Notifications in 2018 were sent to Syocsa Inarsa, who turned out to be the wrong party, so in 2019 communications were sent to various companies, including Teneriffa Ferienanlagen GmbH & CO. Treuhand- und Verwaltungs-KG, the Comunidad de Bienes Santa María, and Promociones y Servicios Los Guios, but failed to reveal the owners. It is thought that the structure is owned by over a hundred individual German citizens.

Around 2016, the owners were required to erect a 4 m tall fence around the structure, and place posters prohibiting access to it. In 2019 this was ordered again, along with security cameras and multilingual posters. The security fence was subsequently installed by the Santa Cruz City Council. Several accidents have taken place in the structure, including the death of one person, and one person severely injured after falling two stories from stairs. Incidents also happened with people parachuting from the top of the building, or falling into holes. Popular videos of people doing parkour were recorded in the hotel.

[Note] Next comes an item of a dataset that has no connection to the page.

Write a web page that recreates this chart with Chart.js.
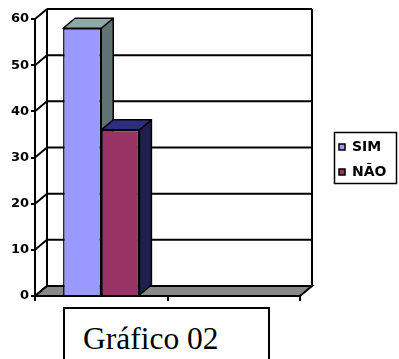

In 2020, permits to demolish the building were being sought, and the possibility of the land being expropriated by the government for non-payment of municipal taxes was also being explored. In March 2021, an order was issued for the building owners to either make the building legal, or demolish it, within two months - after which the government can demolish it. The demolition is expected to cost between €1 million and €1.8 million. In June 2021, a study was commissioned of the current status of the building, including whether it contains asbestos as well as the general condition of the structure and its foundations, with the plan to demolish it in 2023, which has not materialized.